:: SUPPLIED DATA ::
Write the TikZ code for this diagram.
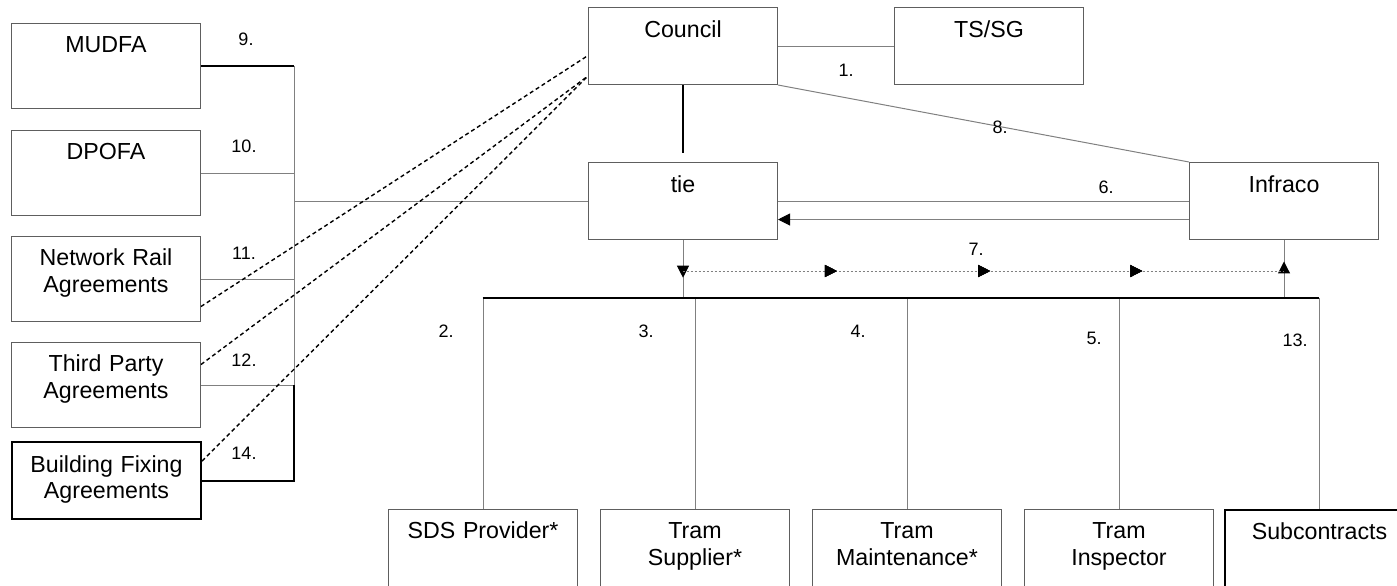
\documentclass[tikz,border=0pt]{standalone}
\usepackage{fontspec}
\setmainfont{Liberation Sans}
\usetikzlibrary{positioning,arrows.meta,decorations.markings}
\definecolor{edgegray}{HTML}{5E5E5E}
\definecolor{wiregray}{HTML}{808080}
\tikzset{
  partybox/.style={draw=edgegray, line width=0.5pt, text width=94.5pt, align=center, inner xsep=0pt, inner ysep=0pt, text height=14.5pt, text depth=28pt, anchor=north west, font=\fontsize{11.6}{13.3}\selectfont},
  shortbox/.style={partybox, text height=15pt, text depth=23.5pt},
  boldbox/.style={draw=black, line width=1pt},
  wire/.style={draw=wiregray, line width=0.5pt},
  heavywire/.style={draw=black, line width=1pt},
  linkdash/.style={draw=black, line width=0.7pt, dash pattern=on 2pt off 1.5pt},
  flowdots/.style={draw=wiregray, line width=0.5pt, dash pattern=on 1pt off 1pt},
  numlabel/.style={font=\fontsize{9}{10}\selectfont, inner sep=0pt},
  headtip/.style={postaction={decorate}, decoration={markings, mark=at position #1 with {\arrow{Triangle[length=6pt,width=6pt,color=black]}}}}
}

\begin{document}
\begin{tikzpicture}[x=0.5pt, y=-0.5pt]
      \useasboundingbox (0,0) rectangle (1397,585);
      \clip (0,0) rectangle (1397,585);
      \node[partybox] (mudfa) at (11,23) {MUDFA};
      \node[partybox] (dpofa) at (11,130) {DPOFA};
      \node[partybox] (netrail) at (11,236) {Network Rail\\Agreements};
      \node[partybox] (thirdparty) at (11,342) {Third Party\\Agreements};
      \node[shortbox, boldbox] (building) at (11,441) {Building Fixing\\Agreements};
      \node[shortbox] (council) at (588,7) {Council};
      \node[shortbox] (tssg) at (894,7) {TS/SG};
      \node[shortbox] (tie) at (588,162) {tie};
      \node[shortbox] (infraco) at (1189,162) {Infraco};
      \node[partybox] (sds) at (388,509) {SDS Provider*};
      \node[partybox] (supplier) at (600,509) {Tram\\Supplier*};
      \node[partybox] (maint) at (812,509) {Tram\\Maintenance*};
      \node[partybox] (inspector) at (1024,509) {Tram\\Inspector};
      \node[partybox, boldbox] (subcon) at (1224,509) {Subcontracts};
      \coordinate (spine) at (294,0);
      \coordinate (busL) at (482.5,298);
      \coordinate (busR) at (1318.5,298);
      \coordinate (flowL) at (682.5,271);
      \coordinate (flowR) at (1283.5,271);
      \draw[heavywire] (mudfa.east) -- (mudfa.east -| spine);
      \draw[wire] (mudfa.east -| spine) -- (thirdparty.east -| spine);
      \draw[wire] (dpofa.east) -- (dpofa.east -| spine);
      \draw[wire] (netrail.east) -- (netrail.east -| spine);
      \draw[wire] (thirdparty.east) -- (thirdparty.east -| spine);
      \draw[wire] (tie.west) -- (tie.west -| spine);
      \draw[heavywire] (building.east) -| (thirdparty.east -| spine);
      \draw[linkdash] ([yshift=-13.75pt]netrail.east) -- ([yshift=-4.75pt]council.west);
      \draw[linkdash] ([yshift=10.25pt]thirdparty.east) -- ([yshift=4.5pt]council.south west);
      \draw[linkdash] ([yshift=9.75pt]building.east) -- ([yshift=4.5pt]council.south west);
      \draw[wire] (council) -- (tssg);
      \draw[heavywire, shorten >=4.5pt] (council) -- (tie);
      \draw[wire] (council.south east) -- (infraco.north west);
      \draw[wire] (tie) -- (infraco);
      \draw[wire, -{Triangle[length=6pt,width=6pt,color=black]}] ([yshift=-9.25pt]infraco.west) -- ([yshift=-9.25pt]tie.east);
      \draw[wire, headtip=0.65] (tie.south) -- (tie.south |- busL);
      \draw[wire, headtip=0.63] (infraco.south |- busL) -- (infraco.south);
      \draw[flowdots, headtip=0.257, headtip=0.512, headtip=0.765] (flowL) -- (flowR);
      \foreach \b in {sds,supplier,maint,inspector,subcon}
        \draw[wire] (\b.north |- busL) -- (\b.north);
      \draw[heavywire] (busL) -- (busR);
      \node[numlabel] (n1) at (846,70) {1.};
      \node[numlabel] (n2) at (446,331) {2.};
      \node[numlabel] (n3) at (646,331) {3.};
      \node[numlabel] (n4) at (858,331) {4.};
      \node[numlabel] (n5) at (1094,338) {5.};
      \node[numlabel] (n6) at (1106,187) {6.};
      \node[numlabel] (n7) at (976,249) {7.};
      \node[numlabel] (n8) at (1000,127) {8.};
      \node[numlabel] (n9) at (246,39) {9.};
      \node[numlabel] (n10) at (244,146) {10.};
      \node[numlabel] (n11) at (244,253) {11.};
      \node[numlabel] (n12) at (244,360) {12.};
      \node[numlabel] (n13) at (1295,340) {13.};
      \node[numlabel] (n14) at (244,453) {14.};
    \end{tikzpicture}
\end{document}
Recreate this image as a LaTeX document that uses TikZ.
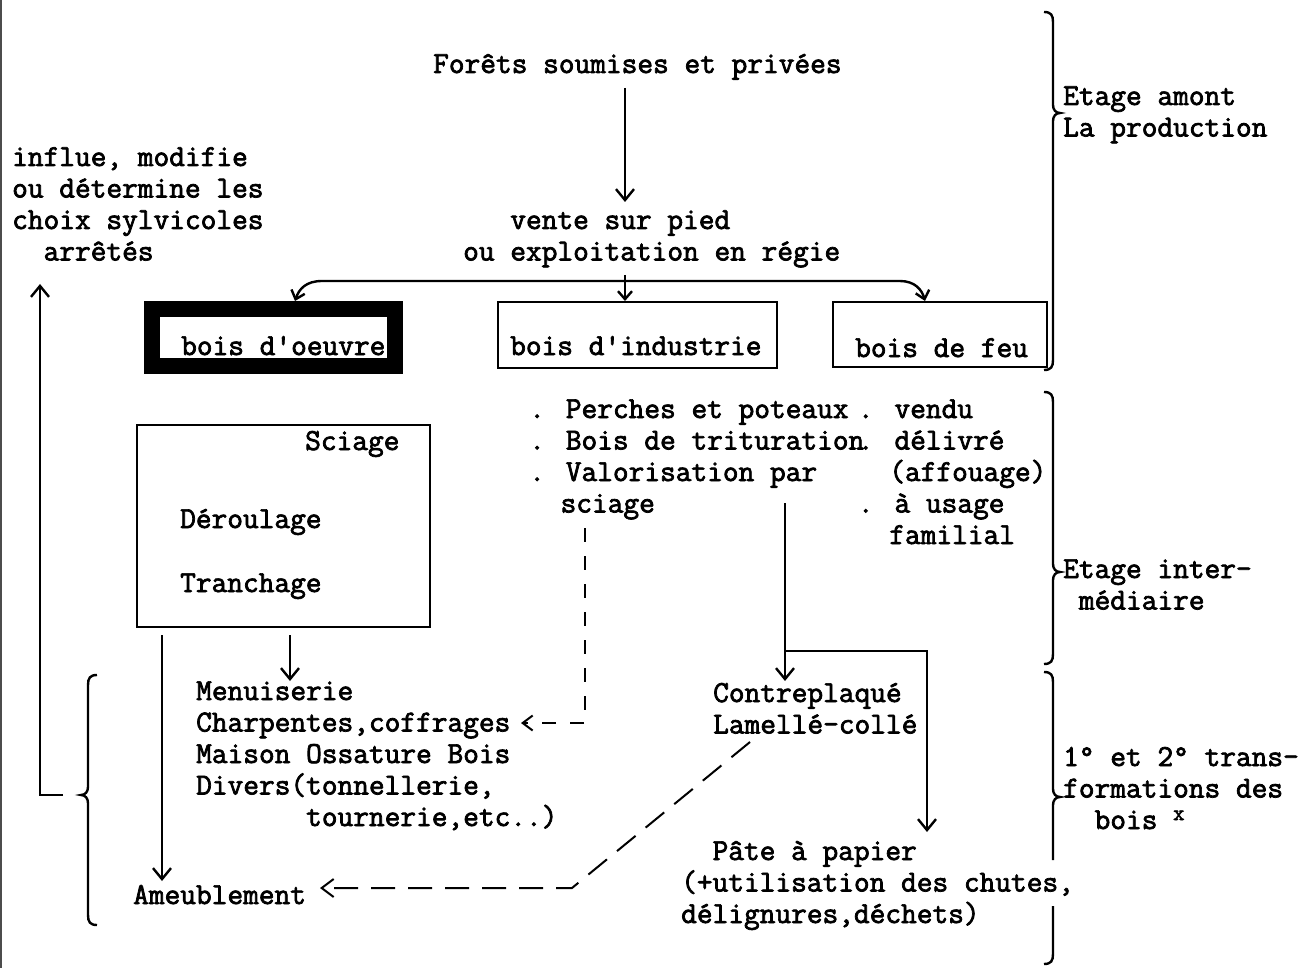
:::
- [CHALLENGE]:
Leave out the pictures and repeat everything else in the records exactly.

- [SOLUTION TO THE PROBLEM]:
Write the TikZ code for this diagram.
\documentclass[tikz,border=0pt]{standalone}
\usepackage{fontspec}
\setmainfont{Liberation Sans}
\usetikzlibrary{positioning,arrows.meta,decorations.markings}
\definecolor{edgegray}{HTML}{5E5E5E}
\definecolor{wiregray}{HTML}{808080}
\tikzset{
  partybox/.style={draw=edgegray, line width=0.5pt, text width=94.5pt, align=center, inner xsep=0pt, inner ysep=0pt, text height=14.5pt, text depth=28pt, anchor=north west, font=\fontsize{11.6}{13.3}\selectfont},
  shortbox/.style={partybox, text height=15pt, text depth=23.5pt},
  boldbox/.style={draw=black, line width=1pt},
  wire/.style={draw=wiregray, line width=0.5pt},
  heavywire/.style={draw=black, line width=1pt},
  linkdash/.style={draw=black, line width=0.7pt, dash pattern=on 2pt off 1.5pt},
  flowdots/.style={draw=wiregray, line width=0.5pt, dash pattern=on 1pt off 1pt},
  numlabel/.style={font=\fontsize{9}{10}\selectfont, inner sep=0pt},
  headtip/.style={postaction={decorate}, decoration={markings, mark=at position #1 with {\arrow{Triangle[length=6pt,width=6pt,color=black]}}}}
}

\begin{document}
\begin{tikzpicture}[x=0.5pt, y=-0.5pt]
      \useasboundingbox (0,0) rectangle (1397,585);
      \clip (0,0) rectangle (1397,585);
      \node[partybox] (mudfa) at (11,23) {MUDFA};
      \node[partybox] (dpofa) at (11,130) {DPOFA};
      \node[partybox] (netrail) at (11,236) {Network Rail\\Agreements};
      \node[partybox] (thirdparty) at (11,342) {Third Party\\Agreements};
      \node[shortbox, boldbox] (building) at (11,441) {Building Fixing\\Agreements};
      \node[shortbox] (council) at (588,7) {Council};
      \node[shortbox] (tssg) at (894,7) {TS/SG};
      \node[shortbox] (tie) at (588,162) {tie};
      \node[shortbox] (infraco) at (1189,162) {Infraco};
      \node[partybox] (sds) at (388,509) {SDS Provider*};
      \node[partybox] (supplier) at (600,509) {Tram\\Supplier*};
      \node[partybox] (maint) at (812,509) {Tram\\Maintenance*};
      \node[partybox] (inspector) at (1024,509) {Tram\\Inspector};
      \node[partybox, boldbox] (subcon) at (1224,509) {Subcontracts};
      \coordinate (spine) at (294,0);
      \coordinate (busL) at (482.5,298);
      \coordinate (busR) at (1318.5,298);
      \coordinate (flowL) at (682.5,271);
      \coordinate (flowR) at (1283.5,271);
      \draw[heavywire] (mudfa.east) -- (mudfa.east -| spine);
      \draw[wire] (mudfa.east -| spine) -- (thirdparty.east -| spine);
      \draw[wire] (dpofa.east) -- (dpofa.east -| spine);
      \draw[wire] (netrail.east) -- (netrail.east -| spine);
      \draw[wire] (thirdparty.east) -- (thirdparty.east -| spine);
      \draw[wire] (tie.west) -- (tie.west -| spine);
      \draw[heavywire] (building.east) -| (thirdparty.east -| spine);
      \draw[linkdash] ([yshift=-13.75pt]netrail.east) -- ([yshift=-4.75pt]council.west);
      \draw[linkdash] ([yshift=10.25pt]thirdparty.east) -- ([yshift=4.5pt]council.south west);
      \draw[linkdash] ([yshift=9.75pt]building.east) -- ([yshift=4.5pt]council.south west);
      \draw[wire] (council) -- (tssg);
      \draw[heavywire, shorten >=4.5pt] (council) -- (tie);
      \draw[wire] (council.south east) -- (infraco.north west);
      \draw[wire] (tie) -- (infraco);
      \draw[wire, -{Triangle[length=6pt,width=6pt,color=black]}] ([yshift=-9.25pt]infraco.west) -- ([yshift=-9.25pt]tie.east);
      \draw[wire, headtip=0.65] (tie.south) -- (tie.south |- busL);
      \draw[wire, headtip=0.63] (infraco.south |- busL) -- (infraco.south);
      \draw[flowdots, headtip=0.257, headtip=0.512, headtip=0.765] (flowL) -- (flowR);
      \foreach \b in {sds,supplier,maint,inspector,subcon}
        \draw[wire] (\b.north |- busL) -- (\b.north);
      \draw[heavywire] (busL) -- (busR);
      \node[numlabel] (n1) at (846,70) {1.};
      \node[numlabel] (n2) at (446,331) {2.};
      \node[numlabel] (n3) at (646,331) {3.};
      \node[numlabel] (n4) at (858,331) {4.};
      \node[numlabel] (n5) at (1094,338) {5.};
      \node[numlabel] (n6) at (1106,187) {6.};
      \node[numlabel] (n7) at (976,249) {7.};
      \node[numlabel] (n8) at (1000,127) {8.};
      \node[numlabel] (n9) at (246,39) {9.};
      \node[numlabel] (n10) at (244,146) {10.};
      \node[numlabel] (n11) at (244,253) {11.};
      \node[numlabel] (n12) at (244,360) {12.};
      \node[numlabel] (n13) at (1295,340) {13.};
      \node[numlabel] (n14) at (244,453) {14.};
    \end{tikzpicture}
\end{document}
Recreate this image as a LaTeX document that uses TikZ.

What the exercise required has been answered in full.